PATTERN Cited by 1 source
SRE team per Product Cluster¶
SRE team per Product Cluster is the organisational shape that positions one SRE team at the granularity of a Product Cluster (a grouping of 5–20 delivery teams working on a related product domain) — rather than one central SRE team for the whole company, or one embedded SRE per delivery team.
The three alternatives¶
Zalando's 2016 retrospective names the three options it debated:
- One central SRE team — rejected. Zalando was already 1,000+ engineers; no central team could cover the surface. Fails at scale for any org past a few hundred engineers.
- One SRE per delivery team (embed) — rejected. "The scope would be too large for the lone SREs. Not to mention that, over time, they'd likely become the Ops engineer for the team they were in." (Source: sources/2021-09-12-zalando-tracing-sres-journey-in-zalando-part-i). Fails because lone SREs regress to the mean of their host team.
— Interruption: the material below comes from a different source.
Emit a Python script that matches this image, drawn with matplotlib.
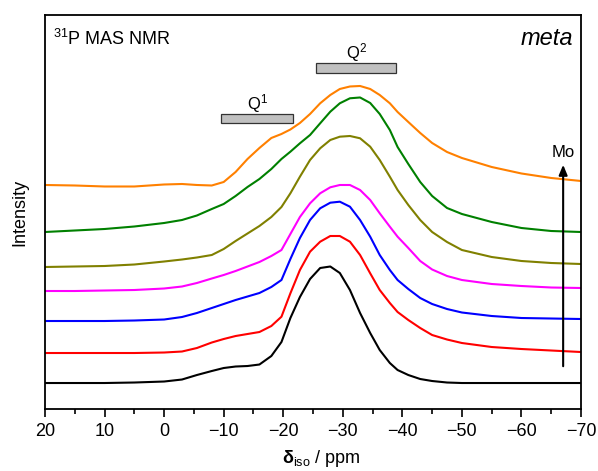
import matplotlib
matplotlib.use("Agg")
import matplotlib.pyplot as plt
from matplotlib.patches import Rectangle

plt.rcParams['font.family'] = ['Liberation Sans', 'DejaVu Sans']
plt.rcParams['mathtext.fontset'] = 'custom'
plt.rcParams['mathtext.rm'] = 'Liberation Sans'
plt.rcParams['mathtext.it'] = 'Liberation Sans:italic'
plt.rcParams['mathtext.bf'] = 'Liberation Sans:bold'

# chemical shift grid (ppm) and stacked spectra (offset intensity, a.u.)
ppm = [20, 15, 10, 5, 0, -3, -5.5, -8, -10, -12, -14, -16, -18, -19.7, -21.2, -22.8,
       -24.5, -26.2, -27.9, -29.5, -31.2, -32.9, -34.6, -36.2, -37.9, -39.2, -41, -43,
       -45, -47.5, -50, -55, -60, -65, -70]

black = [26, 26, 26, 26.5, 27.5, 29.5, 34, 38, 41, 42.5, 43, 44.5, 53, 67, 91, 112,
         130, 141, 142.5, 136, 119, 96, 76, 59, 46, 39, 34, 30,
         28, 26.5, 26, 26, 26, 26, 26]
red = [56, 56, 56, 56, 56.5, 57.5, 61, 66.5, 70, 73, 75, 77, 83, 92.3, 115.7, 139,
       157.3, 167.3, 173, 173, 167.3, 154, 135.7, 119, 106, 97, 89, 81,
       74, 69.5, 66, 62, 60, 58.5, 57]
blue = [88, 88, 88, 88.5, 89.5, 92, 96, 101, 105, 109, 112.5, 116, 122, 129, 150, 171,
        189, 200.7, 206.3, 207.3, 202.3, 189, 172.3, 154, 139, 129, 120, 111,
        105, 100, 96.5, 93, 91, 90.5, 90]
magenta = [118, 118, 118.5, 119, 120.5, 122.5, 126, 130.5, 134, 138, 142.5, 147, 153, 159, 175, 192,
           205.7, 215.7, 221.7, 224, 224, 219, 209, 195.7, 182.3, 172.3, 161, 148,
           139.5, 133, 129, 125, 123, 121.5, 121]
olive = [142, 142.5, 143, 144.5, 147.5, 149.5, 151.5, 154, 160, 168, 175.5, 183, 192, 202, 215.7, 232.3,
         249, 260.7, 269, 272.3, 273, 270.7, 262.3, 249, 232.3, 219, 204, 189,
         177, 167, 159, 152, 148, 146, 145]
green = [177, 178.5, 180, 182.5, 186, 189, 193.5, 200, 205, 213, 222, 230, 240, 250, 257.3, 265.7,
         274, 285.7, 297.3, 305.7, 310.7, 311.5, 306, 295, 279, 262, 245, 227,
         213, 201, 195, 187, 181, 178, 177]
orange = [224, 223.5, 222.5, 222.5, 224.5, 225, 224, 223.5, 227, 237, 250, 261, 271, 275, 279.5, 286,
          295, 305.7, 314, 320, 322.5, 323, 320, 314, 305.7, 297, 287, 276,
          266, 257, 251, 242, 235.5, 231, 228]

spectra = [black, red, blue, magenta, olive, green, orange]
colors = ['black', '#FF0000', '#0000FF', '#FF00FF', '#808000', '#008000', '#FF8000']

# Q^n ranges (ppm)
q1 = (-9.5, -21.7)
q2 = (-25.5, -39.0)

fig = plt.figure(figsize=(5.98, 4.71), dpi=100)
ax = fig.add_axes([0.0753, 0.1316, 0.8963, 0.8366])

for s, c in zip(spectra, colors):
    ax.plot(ppm, s, color=c, lw=1.5, solid_joinstyle='round')

ax.add_patch(Rectangle((q1[0], 286), q1[1] - q1[0], 9, facecolor='#C0C0C0',
                       edgecolor='#333333', lw=0.9))
ax.add_patch(Rectangle((q2[0], 336), q2[1] - q2[0], 10, facecolor='#C0C0C0',
                       edgecolor='#333333', lw=0.9))
ax.text((q1[0] + q1[1]) / 2, 300, r'Q$^{1}$', ha='center', va='baseline', fontsize=12)
ax.text((q2[0] + q2[1]) / 2, 351, r'Q$^{2}$', ha='center', va='baseline', fontsize=12)

ax.text(0.015, 0.924, r'$^{31}$P MAS NMR', transform=ax.transAxes, fontsize=13,
        ha='left', va='baseline')
ax.text(0.985, 0.924, 'meta', transform=ax.transAxes, fontsize=17, style='italic',
        ha='right', va='baseline')

ax.annotate('', xy=(-67, 247), xytext=(-67, 40),
            arrowprops=dict(arrowstyle='-|>,head_width=0.25,head_length=0.6',
                            color='black', lw=1.5))
ax.text(-67, 252, 'Mo', ha='center', va='baseline', fontsize=12)

ax.set_xlim(20, -70)
ax.set_ylim(0, 394)
ax.set_xticks(range(20, -71, -10))
ax.set_xticks(range(15, -70, -10), minor=True)
ax.set_yticks([])
ax.tick_params(axis='x', which='major', direction='out', length=6, width=1.2, labelsize=13, pad=4)
ax.tick_params(axis='x', which='minor', direction='out', length=3.5, width=1.2)
for sp in ax.spines.values():
    sp.set_linewidth(1.3)

ax.set_xlabel(r'$\mathbf{\delta}_{\mathrm{iso}}$ / ppm', fontsize=13, labelpad=6)
ax.xaxis.label.set_x(0.515)
ax.set_ylabel('Intensity', fontsize=13, labelpad=12)

fig.savefig('out.png', dpi=100)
- One SRE team per Product Cluster — chosen. Gives SREs end-to-end responsibility over a domain without too-wide scope.
Why the middle ground¶
The Product Cluster granularity is the point at which:
- SREs have enough context to be effective (one domain, not the whole company).
- SREs are numerous enough (a team, not a lone embed) to avoid absorption into a single delivery team's ops work.
- The number of SRE teams scales with product growth rather than company headcount.
- Cross-cluster patterns emerge that a dedicated SRE department can later own (see Phase 3 of concepts/sre-organizational-evolution).
Reporting chain¶
The Google SRE workbook's guidance that reliability work is a specialised role pairs with this pattern — each Product Cluster SRE team reports into the SRE chain, not into product delivery, to avoid the lone-SRE regression-to-Ops failure mode.
When to use¶
- Org is large enough that a central SRE team cannot cover the surface (≥ a few hundred engineers).
- Product domains are cohesive enough that "one team per cluster" is a meaningful granularity.
- There's organisational appetite to staff multiple SRE teams (not a single Head of SRE + contractors).
Seen in¶
- sources/2021-09-12-zalando-tracing-sres-journey-in-zalando-part-i — canonical debate and choice narrated directly.